Shares of companies whose fortunes track rural incomes and the domestic economy paced a recovery in the benchmark Sensitive Index, ending a two-day 4.7 percent loss, on optimism a revival in the monsoons may limit the likely drop in incomes of the 742 million people living in villages. Hindustan Lever Ltd., the top consumer company, advanced the most in more than a month, and lenders including ICICI Bank Ltd., the second-biggest, gained.
Rice, the nation's biggest monsoon-sown crop, has been the worst hit: the crop area has fallen 19 percent from a year ago to 24.7 million hectares on Aug. 12, the farm ministry said.
In Bihar, which grows five percent of the country's food grains, farmers planted 40 percent of total area with rice and corn, Chief Minister Nitish Kumar said in New Delhi today. The eastern state typically plants rice on 3.5 million hectares and corn to 350,000 hectares, he said.
Karnataka Farmers
Farmers in Karnataka couldn't plant about 26 percent of the planned 7.2 million hectare area as rains in the southern state since July 1 have been the lowest in 40 years, Chief Minister B.S. Yediyurappa told reporters in New Delhi today.
Rains were 28 percent below the long-period average for the country as a whole on Aug. 16, compared with 29 percent on Aug. 12, weather bureau's Kaur said today.

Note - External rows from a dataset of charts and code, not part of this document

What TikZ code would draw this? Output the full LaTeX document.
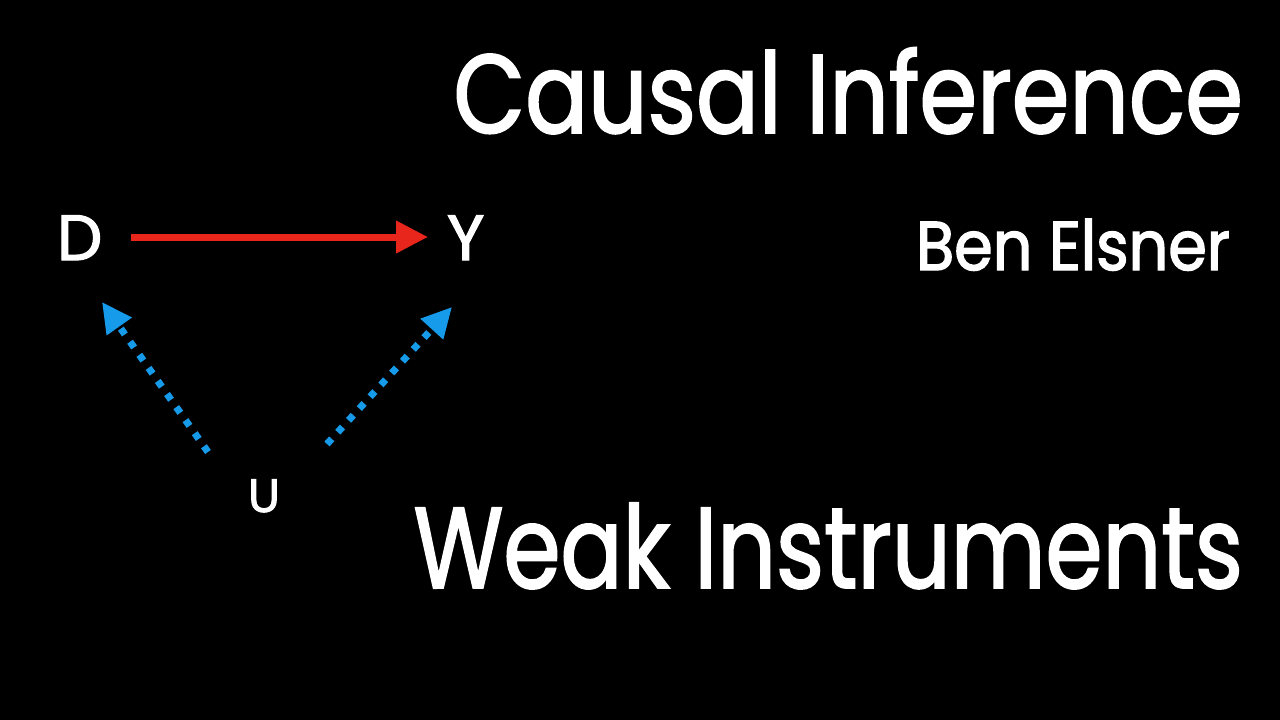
\documentclass[tikz,border=0pt]{standalone}
\usepackage{fontspec}
\setmainfont{Poppins}
\newfontfamily\poptitle[FakeStretch=0.83,FakeBold=1.6]{Poppins}
\newfontfamily\popsub[FakeStretch=0.80,FakeBold=1.6]{Poppins}
\newfontfamily\popauthor[FakeStretch=0.90,FakeBold=2]{Poppins}
\newfontfamily\popbold[FakeBold=2]{Poppins}
\usetikzlibrary{arrows.meta}
\definecolor{arrred}{RGB}{232,38,28}
\definecolor{arrblue}{RGB}{22,155,235}
\tikzset{
  txt/.style={text=white, inner sep=0pt, outer sep=0pt},
  causal/.style={-{Triangle[length=32pt,width=31pt]}, line width=7pt, draw=arrred},
  conf/.style={-{Triangle[length=30pt,width=29pt]}, line width=7pt, draw=arrblue, dash pattern=on 7pt off 9pt}
}
\begin{document}
\begin{tikzpicture}[x=1pt,y=-1pt]
\useasboundingbox (0,0) rectangle (1280,720);
\fill[black] (0,0) rectangle (1280,720);
\node[txt, anchor=base east, font=\fontsize{112}{112}\poptitle] (title) at (1243,133) {Causal Inference};
\node[txt, anchor=base east, font=\fontsize{69}{69}\popauthor] (author) at (1230,270) {Ben Elsner};
\node[txt, anchor=base east, font=\fontsize{115}{115}\popsub] (sub) at (1243,588) {Weak Instruments};
\node[txt, anchor=base west, font=\fontsize{64}{64}\popbold] (D) at (57,260) {D};
\node[txt, anchor=base west, font=\fontsize{64}{64}\popbold] (Y) at (447,260) {Y};
\node[txt, anchor=base, font=\fontsize{47}{47}\popbold] (U) at (264,512) {U};
\coordinate (dyS) at (131,237);
\coordinate (dyE) at (428,237);
\coordinate (udS) at (208,452);
\coordinate (udE) at (102,302);
\coordinate (uyS) at (327,444);
\coordinate (uyE) at (452,307);
\draw[causal] (dyS) -- (dyE);
\draw[conf] (udS) -- (udE);
\draw[conf] (uyS) -- (uyE);
\end{tikzpicture}
\end{document}
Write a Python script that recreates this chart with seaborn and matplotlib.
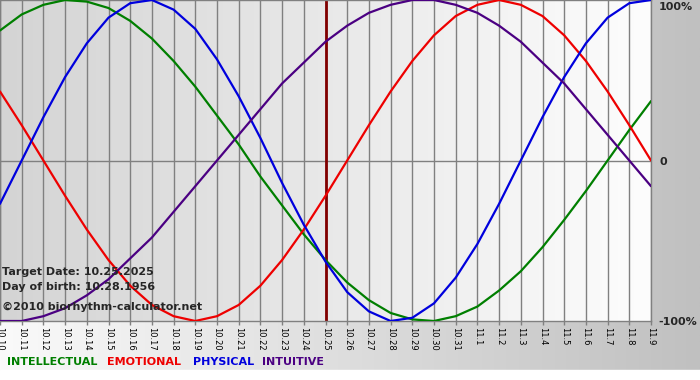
import numpy as np
import pandas as pd
import seaborn as sns
import matplotlib.pyplot as plt

# Dates shown on the x axis (10.10.2025 -> 11.9.2025)
date_labels = ['10.10', '10.11', '10.12', '10.13', '10.14', '10.15', '10.16', '10.17',
               '10.18', '10.19', '10.20', '10.21', '10.22', '10.23', '10.24', '10.25',
               '10.26', '10.27', '10.28', '10.29', '10.30', '10.31', '11.1', '11.2',
               '11.3', '11.4', '11.5', '11.6', '11.7', '11.8', '11.9']

# Cycle values (-1 = -100%, 1 = 100%)
intellectual = [0.81, 0.91, 0.97, 1.00, 0.99, 0.95, 0.87, 0.76, 0.62, 0.46, 0.28,
                0.10, -0.10, -0.28, -0.46, -0.62, -0.76, -0.87, -0.95, -0.99, -1.00,
                -0.97, -0.91, -0.81, -0.69, -0.54, -0.37, -0.19, 0.00, 0.19, 0.37]
emotional = [0.43, 0.22, 0.00, -0.22, -0.43, -0.62, -0.78, -0.90, -0.97, -1.00, -0.97,
             -0.90, -0.78, -0.62, -0.43, -0.22, 0.00, 0.22, 0.43, 0.62, 0.78,
             0.90, 0.97, 1.00, 0.97, 0.90, 0.78, 0.62, 0.43, 0.22, 0.00]
physical = [-0.27, 0.00, 0.27, 0.52, 0.73, 0.89, 0.98, 1.00, 0.94, 0.82, 0.63,
            0.40, 0.14, -0.14, -0.40, -0.63, -0.82, -0.94, -1.00, -0.98, -0.89,
            -0.73, -0.52, -0.27, 0.00, 0.27, 0.52, 0.73, 0.89, 0.98, 1.00]
intuitive = [-1.00, -1.00, -0.97, -0.92, -0.84, -0.74, -0.61, -0.48, -0.32, -0.16, 0.00,
             0.16, 0.32, 0.48, 0.61, 0.74, 0.84, 0.92, 0.97, 1.00, 1.00,
             0.97, 0.92, 0.84, 0.74, 0.61, 0.48, 0.32, 0.16, 0.00, -0.16]

target_label = '10.25'
series_names = ['INTELLECTUAL', 'EMOTIONAL', 'PHYSICAL', 'INTUITIVE']
colors = {'INTELLECTUAL': '#007f00', 'EMOTIONAL': '#ee0000',
          'PHYSICAL': '#0000dd', 'INTUITIVE': '#4b0082'}

day = np.arange(len(date_labels))
df = pd.concat([
    pd.DataFrame({'day': day, 'value': vals, 'cycle': name})
    for name, vals in zip(series_names, [intellectual, emotional, physical, intuitive])
])

sns.set_theme(style='white')
plt.rcParams['font.family'] = ['DejaVu Sans']

fig = plt.figure(figsize=(7, 3.8), dpi=100)

# figure background: light -> grey gradient, white band at the very bottom
bg = fig.add_axes([0, 0, 1, 1], zorder=-5)
bg.imshow(np.linspace(0, 1, 256)[None, :], cmap=plt.matplotlib.colors.LinearSegmentedColormap.from_list(
    'bg', ['#fafafa', '#c0c0c0']), aspect='auto', extent=[0, 1, 0, 1])
bg.axhspan(0, 10 / 380, color='white')
bg.set_xlim(0, 1)
bg.set_ylim(0, 1)
bg.axis('off')

ax = fig.add_axes([0, 59 / 380, 651 / 700, 321 / 380])
ax.imshow(np.linspace(0, 1, 256)[None, :], cmap=plt.matplotlib.colors.LinearSegmentedColormap.from_list(
    'plot', ['#d4d4d4', '#fdfdfd']), aspect='auto', extent=[0, len(day) - 1, -1, 1], zorder=0)

for d in day:
    ax.axvline(d, color='#808080', lw=1, zorder=1)
ax.axhline(0, color='#808080', lw=1, zorder=1)

sns.lineplot(data=df, x='day', y='value', hue='cycle', palette=colors,
             lw=1.6, legend=False, ax=ax, zorder=3)

ax.axvline(date_labels.index(target_label), color='#800000', lw=2, zorder=2)

ax.set_xlim(0, len(day) - 1)
ax.set_ylim(-1, 1)
ax.set_xticks(day)
ax.set_xticklabels(date_labels, rotation=270, fontsize=6, color='black')
ax.set_yticks([])
ax.tick_params(axis='x', bottom=True, length=3, width=1, color='#808080', pad=1)
ax.set_xlabel('')
ax.set_ylabel('')
for s in ax.spines.values():
    s.set_color('#808080')
    s.set_linewidth(1)

# info text inside the chart
fig.text(2 / 700, 1 - 272 / 380, 'Target Date: 10.25.2025', fontsize=8, fontweight='bold', va='center')
fig.text(2 / 700, 1 - 287 / 380, 'Day of birth: 10.28.1956', fontsize=8, fontweight='bold', va='center')
fig.text(2 / 700, 1 - 307 / 380, '\u00a92010 biorhythm-calculator.net', fontsize=8, fontweight='bold', va='center')

# scale labels on the right
fig.text(659 / 700, 1 - 7 / 380, '100%', fontsize=8, fontweight='bold', va='center')
fig.text(660 / 700, 1 - 162 / 380, '0', fontsize=8, fontweight='bold', va='center')
fig.text(658 / 700, 1 - 322 / 380, '-100%', fontsize=8, fontweight='bold', va='center')

# coloured legend
for name, xpos in zip(series_names, [7, 107, 193, 262]):
    fig.text(xpos / 700, 1 - 362 / 380, name, fontsize=8, fontweight='bold',
             color=colors[name], va='center')

plt.savefig('out.png', dpi=100)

The nation received 434.6 millimeters of rain, compared with an average 602.1 millimeters between 1941 and 1990. Falls in June were the lowest in 83 years.
"The strain created by the overall deficiency in the early part of the monsoon is bound to remain and affect yield," MF Global's Banson said.
Monsoon has been active in the northeast, helping ease the region's rain deficit to 32 percent from 36 percent on Aug. 12. A shortfall in the central states, including Madhya Pradesh, the biggest soybean producer, widened to 21 percent from 19 percent on Aug. 12, the weather office said.